Vi racconto la mostra di Sigmar Polke a Venezia
15 Settembre 2016
L’artista
Sigmar Polke è nato nel 1941 a Slesia, lascia la Germania dell’est nel 1953 per andare in Germania dell’ovest.
Conosce Gerhard Richter e Konrad Lueg con i quali, influenzati dal gruppo Fluxus, costituiscono un gruppo con un’arte fortemente caratterizzata dall’aspetto politico ma che corrisponde a una risposta europea alla Pop Art americana. Questo rimando all’arte pop è evidente nei primi lavori che hanno come soggetto gli oggetti simbolo del miracolo economico tedesco, in critica al capitalismo, che vengono rappresentati ingranditi come fossero estratti da un giornale di attualità: il retino grafico si dilata e Polke realizza il pattern dipingendolo a pennello, a mano sulla tela, trasformano un frammento di quotidianità in un elemento astratto.
Polke muore nel 2010 a Colonia e dopo le recenti retrospettive al MOMA di New York, alla Tate Modern di Londra e al Museum Ludwig di Colonia, anche Venezia, città con la quale ha sempre avuto un legame, gli rende omaggio.
La Biennale di Venezia e l’alchimia
Nel 1986 Sigmar Polke vinse il Leone d’Oro durante la 42esima Biennale di Venezia trasformando con una complessa installazione il padiglione della Repubblica Federale di Germania in un vero e proprio laboratorio alchemico. Pareti e pavimenti furono dipinti con colorante di cloruro di cobalto che cambiò colore a seconda dell’umidità nell’atmosfera durante tutta l’esposizione, un cristallo di rocca e un meteorite collocati al centro del padiglione rappresentavano le materie minerali alle quali vengono attribuiti poteri magici ed esoterici contribuendo al fluire delle vibrazioni energetiche, dipinti su tela realizzati con lacche, foglie d’argento, pigmenti puri e alterati con processi fotochimici completavano l’installazione dal titolo Athanor.
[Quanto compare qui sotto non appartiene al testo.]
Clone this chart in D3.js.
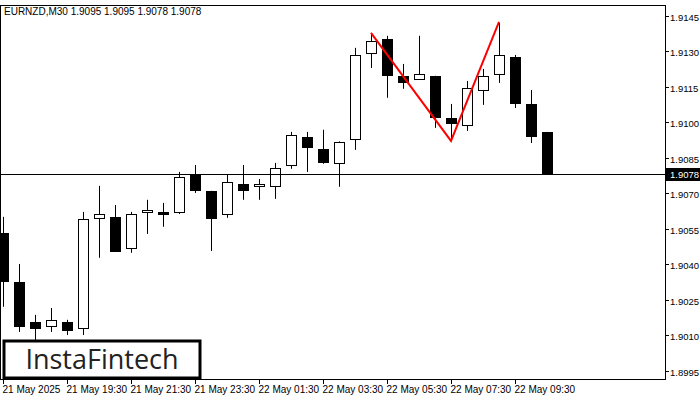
<!DOCTYPE html><html><head><meta charset="utf-8"><script src="https://cdn.jsdelivr.net/npm/d3@7"></script>
<style>body{margin:0;background:#fff}</style></head><body><svg id="c" width="700" height="400"></svg>
<script>
const opens =[1.90533,1.90326,1.90157,1.90140,1.90157,1.90132,1.90597,1.90601,1.90470,1.90622,1.90622,1.90622,1.90778,1.90711,1.90613,1.90740,1.90732,1.90732,1.90820,1.90939,1.90888,1.90829,1.90930,1.91294,1.91353,1.91197,1.91184,1.91197,1.91019,1.90989,1.91137,1.91205,1.91277,1.91078,1.90960];
const highs =[1.90601,1.90402,1.90187,1.90216,1.90166,1.90622,1.90732,1.90651,1.90622,1.90673,1.90660,1.90791,1.90820,1.90711,1.90778,1.90820,1.90761,1.90829,1.90960,1.90960,1.90969,1.90920,1.91315,1.91378,1.91366,1.91247,1.91366,1.91197,1.91078,1.91175,1.91226,1.91420,1.91285,1.91137,1.90960];
const lows  =[1.90221,1.90115,1.90081,1.90115,1.90102,1.90102,1.90428,1.90457,1.90449,1.90529,1.90559,1.90613,1.90702,1.90457,1.90597,1.90673,1.90673,1.90677,1.90804,1.90791,1.90825,1.90728,1.90884,1.91230,1.91104,1.91142,1.91184,1.90977,1.90926,1.90964,1.91074,1.91167,1.91061,1.90913,1.90780];
const closes=[1.90330,1.90140,1.90132,1.90166,1.90123,1.90592,1.90613,1.90457,1.90613,1.90630,1.90613,1.90770,1.90715,1.90597,1.90749,1.90715,1.90740,1.90808,1.90947,1.90897,1.90833,1.90918,1.91285,1.91344,1.91201,1.91171,1.91205,1.91023,1.90998,1.91146,1.91197,1.91285,1.91082,1.90943,1.90780];
const yTicks=[1.9145,1.9130,1.9115,1.9100,1.9085,1.9070,1.9055,1.9040,1.9025,1.9010,1.8995];
const xLabels=[[0,"21 May 2025"],[4,"21 May 19:30"],[8,"21 May 21:30"],[12,"21 May 23:30"],[16,"22 May 01:30"],[20,"22 May 03:30"],[24,"22 May 05:30"],[28,"22 May 07:30"],[32,"22 May 09:30"]];
const pattern=[[23,1.91378],[28,1.90922],[31,1.91425]];
const lastPrice=1.9078;
const svg=d3.select("#c");
const x=d3.scaleLinear().domain([0,1]).range([3,19]);
const y=d3.scaleLinear().domain([1.89916,1.91496]).range([379,5]);
svg.append("defs").append("clipPath").attr("id","cp").append("rect").attr("x",1).attr("y",5).attr("width",664).attr("height",374);
const g=svg.append("g").attr("clip-path","url(#cp)");
svg.append("rect").attr("x",0.5).attr("y",5.5).attr("width",665).attr("height",374).attr("fill","none").attr("stroke","#000");
svg.append("line").attr("x1",0).attr("x2",665).attr("y1",Math.round(y(lastPrice))+0.5).attr("y2",Math.round(y(lastPrice))+0.5).attr("stroke","#000");
opens.forEach((o,i)=>{
  const c=closes[i],cx=Math.round(x(i))+0.5;
  const top=Math.round(y(Math.max(o,c))),bot=Math.round(y(Math.min(o,c)));
  g.append("line").attr("x1",cx).attr("x2",cx).attr("y1",y(highs[i])).attr("y2",y(lows[i])).attr("stroke","#000");
  g.append("rect").attr("x",cx-5).attr("y",top+0.5).attr("width",10).attr("height",Math.max(1,bot-top))
   .attr("fill",c>=o?"#fff":"#000").attr("stroke","#000");
});
svg.append("path").attr("d",d3.line().x(d=>x(d[0])).y(d=>y(d[1]))(pattern)).attr("fill","none").attr("stroke","#f00").attr("stroke-width",2);
const f="font-family:'Liberation Sans',Arial,sans-serif;font-size:10px";
const fy="font-family:'Liberation Sans',Arial,sans-serif;font-size:9.5px";
yTicks.forEach(t=>{const yy=Math.round(y(t))+0.5;
  svg.append("line").attr("x1",665).attr("x2",669).attr("y1",yy).attr("y2",yy).attr("stroke","#000");
  svg.append("text").attr("x",670).attr("y",yy+4).attr("style",fy).text(t.toFixed(4));});
const ly=Math.round(y(lastPrice));
svg.append("rect").attr("x",666).attr("y",ly-6).attr("width",34).attr("height",13).attr("fill","#000");
svg.append("text").attr("x",670).attr("y",ly+4).attr("style",fy).attr("fill","#fff").text(lastPrice.toFixed(4));
xLabels.forEach(([i,l])=>{const xx=Math.round(x(i))+0.5;
  svg.append("line").attr("x1",xx).attr("x2",xx).attr("y1",379).attr("y2",384).attr("stroke","#000");
  svg.append("text").attr("x",xx-1).attr("y",393).attr("style",f).text(l);});
svg.append("text").attr("x",4).attr("y",15).attr("style",f).text("EURNZD,M30  1.9095 1.9095 1.9078 1.9078");
svg.append("rect").attr("x",4).attr("y",341).attr("width",196).attr("height",37).attr("fill","#fff").attr("stroke","#000").attr("stroke-width",3);
svg.append("text").attr("x",102).attr("y",369).attr("text-anchor","middle").attr("style","font-family:'Open Sans',sans-serif;font-size:27px;font-weight:500").attr("fill","#222").text("InstaFintech");
</script></body></html>
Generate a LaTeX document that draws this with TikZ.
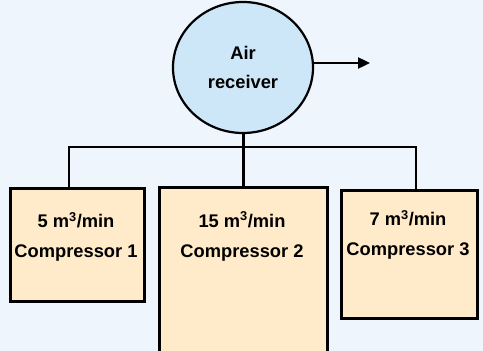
\documentclass[tikz,border=0pt]{standalone}
\usepackage{fontspec}
\setmainfont{Liberation Sans}
\usetikzlibrary{arrows.meta,shapes.geometric}
\definecolor{bg}{HTML}{EEF5FD}
\definecolor{rcv}{HTML}{CDE6F8}
\definecolor{cmp}{HTML}{FFEBC9}
\tikzset{
  recv/.style={ellipse,draw=black,line width=2.2pt,fill=rcv,minimum width=140pt,minimum height=131pt,inner sep=0pt,align=center,font=\bfseries\fontsize{18.3}{29}\selectfont},
  cbox/.style={rectangle,draw=black,line width=2.8pt,fill=cmp,inner sep=0pt,anchor=north west},
  lbl/.style={align=center,inner sep=0pt,font=\bfseries\fontsize{18.3}{30}\selectfont},
  wire/.style={line width=2.4pt,draw=black},
}
\begin{document}
\begin{tikzpicture}[x=1pt,y=-1pt]
\clip (0,0) rectangle (483,351);
\fill[bg] (0,0) rectangle (483,351);
\node[recv] (air) at (243,67.5) {Air\\receiver};
\node[cbox,minimum width=134pt,minimum height=113pt] (c1) at (9,187) {};
\node[cbox,minimum width=168pt,minimum height=180pt] (c2) at (158,186) {};
\node[cbox,minimum width=136pt,minimum height=128pt] (c3) at (340,189) {};
\node[lbl] (t1) at (76,237) {5 m\textsuperscript{3}/min\\Compressor 1};
\node[lbl] (t2) at (242,236.5) {15 m\textsuperscript{3}/min\\Compressor 2};
\node[lbl] (t3) at (408,235) {7 m\textsuperscript{3}/min\\Compressor 3};
\coordinate (b1) at (69,147);
\coordinate (b3) at (416,147);
\coordinate (out) at (370,63);
\draw[wire] (air.south -| c2.north) -- (c2.north);
\draw[wire] (b1 |- c1.north) -- (b1) -- (b3) -- (b3 |- c3.north);
\draw[wire,-{Triangle[length=12pt,width=11pt]}] (air.east |- out) -- (out);
\end{tikzpicture}
\end{document}
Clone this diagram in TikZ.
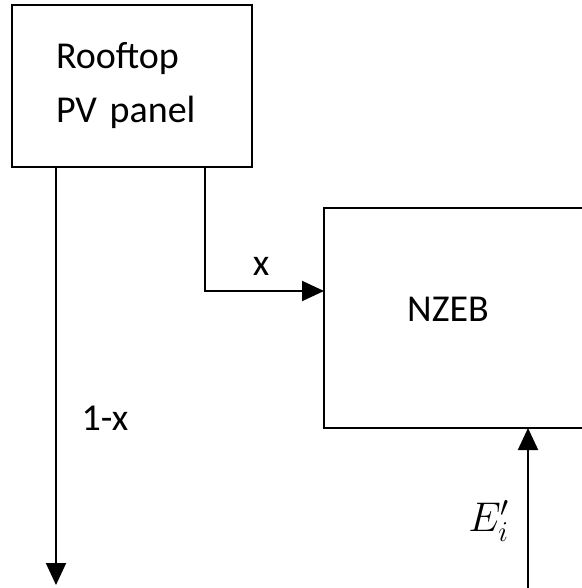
\documentclass[tikz,border=0pt]{standalone}
\usepackage{fontspec}
\setmainfont{Carlito}
\usetikzlibrary{arrows.meta}
\begin{document}
\begin{tikzpicture}[
  x=0.5pt, y=-0.5pt,
  box/.style={rectangle, draw, line width=1pt, font=\fontsize{19}{27}\selectfont},
  openbox/.style={rectangle, line width=1pt},
  arr/.style={-{Triangle[length=11pt, width=10pt]}, line width=1pt},
  lbl/.style={font=\fontsize{19}{22}\selectfont},
]
  \useasboundingbox (0,0) rectangle (582,588);

  \node[box, anchor=north west, align=left, text width=76pt, inner xsep=22pt, inner ysep=0pt, minimum height=81pt] (pv) at (11,4) {Rooftop\\PV panel};
  % right side runs off the page
  \node[openbox, anchor=north west, minimum width=140pt, minimum height=109pt] (nzeb) at (324,208) {};
  \draw[line width=1pt] (nzeb.north east) -- (nzeb.north west) -- (nzeb.south west) -- (nzeb.south east);
  \node[lbl] (nzebtxt) at (448,309) {NZEB};

  \coordinate (grid) at (56,585);
  \coordinate (src) at (528,588);

  \draw[arr] (pv.south -| grid) -- (grid);
  \draw[arr] (pv.south -| 205,0) |- (nzeb.west |- 0,291);
  \draw[arr] (src) -- (nzeb.south -| src);

  \node[lbl] (x) at (261,266) {x};
  \node[lbl] (onex) at (105,418) {1-x};
  \node[font=\fontsize{21}{24}\selectfont] (ei) at (489,521) {$E_i'$};
\end{tikzpicture}
\end{document}
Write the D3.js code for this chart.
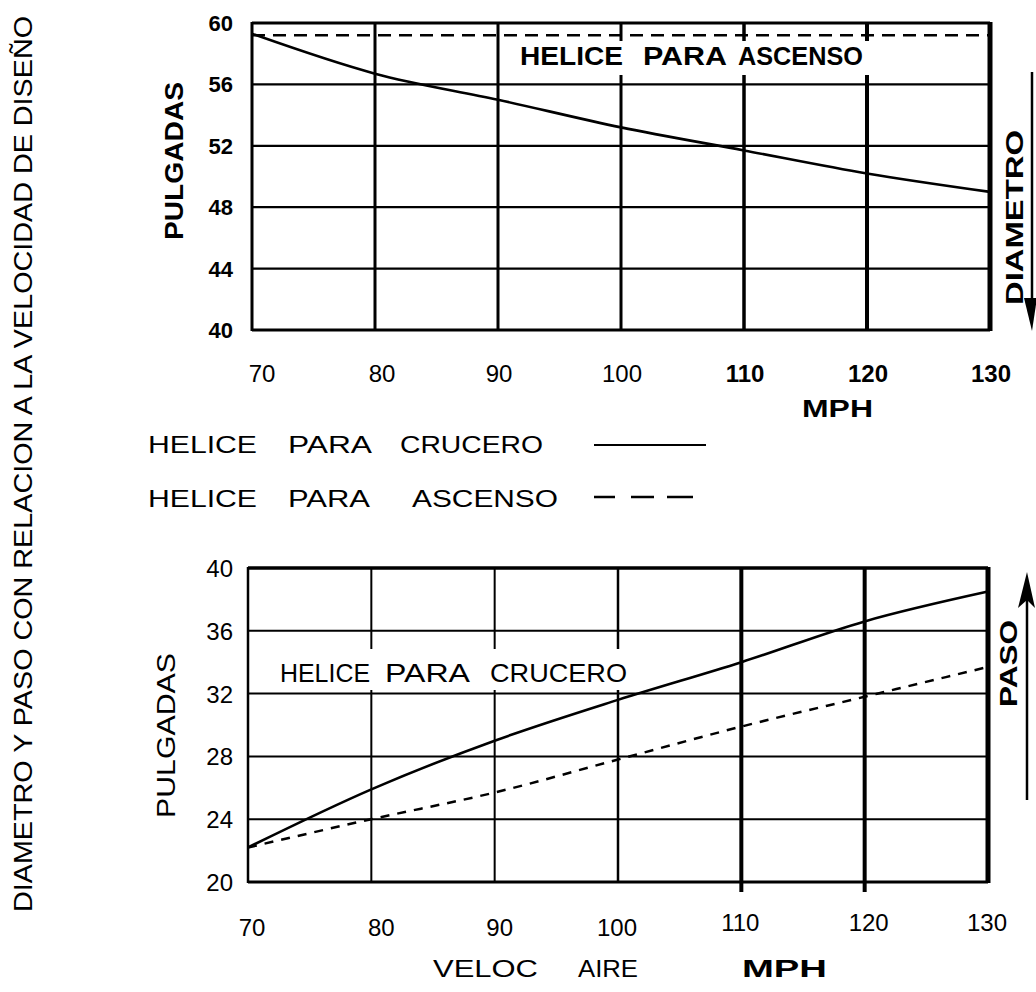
<!DOCTYPE html>
<html>
<head>
<meta charset="utf-8">
<script src="https://cdn.jsdelivr.net/npm/d3@7"></script>
<style>
  html, body { margin: 0; padding: 0; background: #fff; }
  svg { display: block; }
  text { font-family: "Liberation Sans", Arial, Helvetica, sans-serif; fill: #000; }
</style>
</head>
<body>
<svg id="chart" width="1036" height="992"></svg>
<script>
// ---------------- DATA ----------------
const speeds = [70, 80, 90, 100, 110, 120, 130];               // MPH
const diamCrucero = [59.3, 56.7, 55.0, 53.2, 51.7, 50.2, 49.0]; // pulgadas
const diamAscenso = [59.2, 59.2, 59.2, 59.2, 59.2, 59.2, 59.2];
const pasoCrucero = [22.2, 25.9, 29.0, 31.6, 34.0, 36.6, 38.5];
const pasoAscenso = [22.2, 24.0, 25.7, 27.8, 29.9, 31.8, 33.7];
const diamTicks = [40, 44, 48, 52, 56, 60];
const pasoTicks = [20, 24, 28, 32, 36, 40];
const speedTicks = [70, 80, 90, 100, 110, 120, 130];
const boldSpeedTicks = [110, 120, 130];

const titleText = "DIAMETRO Y PASO CON RELACION A LA VELOCIDAD DE DISEÑO";
const legendCrucero = ["HELICE", "PARA", "CRUCERO"];
const legendAscenso = ["HELICE", "PARA", "ASCENSO"];

// ---------------- SETUP ----------------
const svg = d3.select("#chart");
svg.append("rect").attr("width", 1036).attr("height", 992).attr("fill", "#fff");

const xTop = d3.scaleLinear().domain([70, 130]).range([252, 990]);
const yTop = d3.scaleLinear().domain([40, 60]).range([330, 23]);
const xBot = d3.scaleLinear().domain([70, 130]).range([248, 988]);
const yBot = d3.scaleLinear().domain([20, 40]).range([882, 568]);

// helper: word fitted between x1,x2 on baseline
function word(g, str, x1, x2, base, size, weight, adjust) {
  return g.append("text")
    .attr("x", x1).attr("y", base)
    .attr("font-size", size)
    .attr("font-weight", weight || "normal")
    .attr("textLength", x2 - x1)
    .attr("lengthAdjust", adjust || "spacingAndGlyphs")
    .text(str);
}
// vertical word (rotated -90), reading bottom->top, baseline at bx
function vword(g, str, bx, yBottom, yTopEdge, size, weight) {
  return g.append("text")
    .attr("transform", `translate(${bx},${yBottom}) rotate(-90)`)
    .attr("x", 0).attr("y", 0)
    .attr("font-size", size)
    .attr("font-weight", weight || "normal")
    .attr("textLength", yBottom - yTopEdge)
    .attr("lengthAdjust", "spacingAndGlyphs")
    .text(str);
}

// vertical line widths per speed
const vWidthTop = {70: 3, 80: 3, 90: 3, 100: 3, 110: 3.5, 120: 4, 130: 5};
const vWidthBot = {70: 2.5, 80: 2, 90: 2, 100: 2.5, 110: 4, 120: 4, 130: 5};

// ================= TOP CHART (DIAMETRO) =================
const gT = svg.append("g");
gT.selectAll("line.h").data(diamTicks).join("line")
  .attr("x1", xTop(70)).attr("x2", xTop(130))
  .attr("y1", d => yTop(d)).attr("y2", d => yTop(d))
  .attr("stroke", "#000")
  .attr("stroke-width", d => (d === 40 || d === 60) ? 3 : 2.3);
gT.selectAll("line.v").data(speedTicks).join("line")
  .attr("x1", d => xTop(d)).attr("x2", d => xTop(d))
  .attr("y1", yTop(60) - 1).attr("y2", yTop(40) + 1)
  .attr("stroke", "#000")
  .attr("stroke-width", d => vWidthTop[d]);

const lineTop = d3.line().x((d, i) => xTop(speeds[i])).y(d => yTop(d)).curve(d3.curveMonotoneX);
gT.append("path").datum(diamAscenso).attr("d", lineTop)
  .attr("fill", "none").attr("stroke", "#000").attr("stroke-width", 2.6)
  .attr("stroke-dasharray", "13,8");
gT.append("rect").attr("x", 506).attr("y", 41).attr("width", 370).attr("height", 34).attr("fill", "#fff");
word(gT, "HELICE", 520, 623, 65, 25, "bold");
word(gT, "PARA", 643, 727, 65, 25, "bold");
word(gT, "ASCENSO", 738, 863, 65, 25, "bold");
gT.append("path").datum(diamCrucero).attr("d", lineTop)
  .attr("fill", "none").attr("stroke", "#000").attr("stroke-width", 2.6);

gT.selectAll("text.yl").data(diamTicks).join("text")
  .attr("x", 233).attr("y", d => yTop(d) + 8)
  .attr("text-anchor", "end")
  .attr("font-size", 22).attr("font-weight", "bold")
  .text(d => d);
vword(gT, "PULGADAS", 183, 240, 82, 26, "bold");

gT.selectAll("text.xl").data(speedTicks).join("text")
  .attr("x", d => xTop(d) + (d === 70 ? 10 : d === 80 ? 7 : 1))
  .attr("y", 382)
  .attr("text-anchor", "middle")
  .attr("font-size", 24)
  .attr("font-weight", d => boldSpeedTicks.includes(d) ? "bold" : "normal")
  .text(d => d);
word(gT, "MPH", 802, 873, 417, 24, "bold");

vword(gT, "DIAMETRO", 1023, 305, 130, 24, "bold");
gT.append("line").attr("x1", 1032).attr("x2", 1032).attr("y1", 72).attr("y2", 305)
  .attr("stroke", "#000").attr("stroke-width", 2.5);
gT.append("path").attr("d", "M1024,298 L1032,331 L1037,298 Z").attr("fill", "#000");

// ================= LEGEND =================
const gL = svg.append("g");
word(gL, legendCrucero[0], 148, 257, 453, 24, "normal");
word(gL, legendCrucero[1], 288, 372, 453, 24, "normal");
word(gL, legendCrucero[2], 400, 543, 453, 24, "normal");
gL.append("line").attr("x1", 594).attr("x2", 706).attr("y1", 445).attr("y2", 445)
  .attr("stroke", "#000").attr("stroke-width", 2);
word(gL, legendAscenso[0], 148, 257, 507, 24, "normal");
word(gL, legendAscenso[1], 288, 370, 507, 24, "normal");
word(gL, legendAscenso[2], 412, 558, 507, 24, "normal");
gL.append("line").attr("x1", 594).attr("x2", 693).attr("y1", 497).attr("y2", 497)
  .attr("stroke", "#000").attr("stroke-width", 2.5)
  .attr("stroke-dasharray", "21,16,23,13,26");

// ================= BOTTOM CHART (PASO) =================
const gB = svg.append("g");
gB.selectAll("line.h").data(pasoTicks).join("line")
  .attr("x1", xBot(70)).attr("x2", xBot(130))
  .attr("y1", d => yBot(d)).attr("y2", d => yBot(d))
  .attr("stroke", "#000")
  .attr("stroke-width", d => d === 40 ? 3.5 : d === 20 ? 3 : 2);
gB.selectAll("line.v").data(speedTicks).join("line")
  .attr("x1", d => xBot(d)).attr("x2", d => xBot(d))
  .attr("y1", yBot(40) - 1).attr("y2", d => yBot(20) + (d >= 110 && d < 130 ? 10 : 1))
  .attr("stroke", "#000")
  .attr("stroke-width", d => vWidthBot[d]);

gB.append("rect").attr("x", 252).attr("y", 649).attr("width", 384).attr("height", 41).attr("fill", "#fff");
word(gB, "HELICE", 280, 370, 682, 26, "normal");
word(gB, "PARA", 385, 470, 682, 26, "normal");
word(gB, "CRUCERO", 490, 627, 682, 26, "normal");

const lineBot = d3.line().x((d, i) => xBot(speeds[i])).y(d => yBot(d)).curve(d3.curveMonotoneX);
gB.append("path").datum(pasoAscenso).attr("d", lineBot)
  .attr("fill", "none").attr("stroke", "#000").attr("stroke-width", 2.5)
  .attr("stroke-dasharray", "9,8");
gB.append("path").datum(pasoCrucero).attr("d", lineBot)
  .attr("fill", "none").attr("stroke", "#000").attr("stroke-width", 2.6);

gB.selectAll("text.yl").data(pasoTicks).join("text")
  .attr("x", 233).attr("y", d => yBot(d) + 9)
  .attr("text-anchor", "end")
  .attr("font-size", 24).attr("font-weight", "normal")
  .text(d => d);
vword(gB, "PULGADAS", 175, 818, 653, 25, "normal");

gB.selectAll("text.xl").data(speedTicks).join("text")
  .attr("x", d => xBot(d) + (d === 70 ? 4 : d === 80 ? 10 : d === 90 ? 5 : d === 120 ? 4 : -1))
  .attr("y", d => d >= 110 ? 931 : 936)
  .attr("text-anchor", "middle")
  .attr("font-size", 24)
  .text(d => d);
word(gB, "VELOC", 433, 538, 977, 24, "normal");
word(gB, "AIRE", 578, 638, 977, 24, "normal");
word(gB, "MPH", 742, 827, 977, 24, "bold");

vword(gB, "PASO", 1017, 707, 620, 24, "bold");
gB.append("line").attr("x1", 1027).attr("x2", 1027).attr("y1", 600).attr("y2", 800)
  .attr("stroke", "#000").attr("stroke-width", 2.5);
gB.append("path").attr("d", "M1018,608 L1027,572 L1035,608 L1027,600 Z").attr("fill", "#000");

// ================= TITLE =================
vword(svg, titleText, 32, 912, 16, 26, "normal")
  .style("font-family", "'Liberation Sans Narrow', 'Liberation Sans', Arial, sans-serif");
</script>
</body>
</html>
La ricerca di Polke è sempre stata mirata all’intridere il presente di alchimia sfidando la materia alla ricerca di un equilibrio tra chimica e arte, trovando un potenza comunicativa che, attraverso la trasmutazione materica e la metamorfosi delle forme, entra in una dimensione politica diventando critica sociale. L’artista utilizzò colori fuori commercio come il verde velenoso o a base di arsenico e riscoprì colori naturali come la porpora l’indaco o il lapislazzulo mescolandoli a resine o smalti arrivando ad una estrema sofisticazione nella gestione delle cotture dei preparati.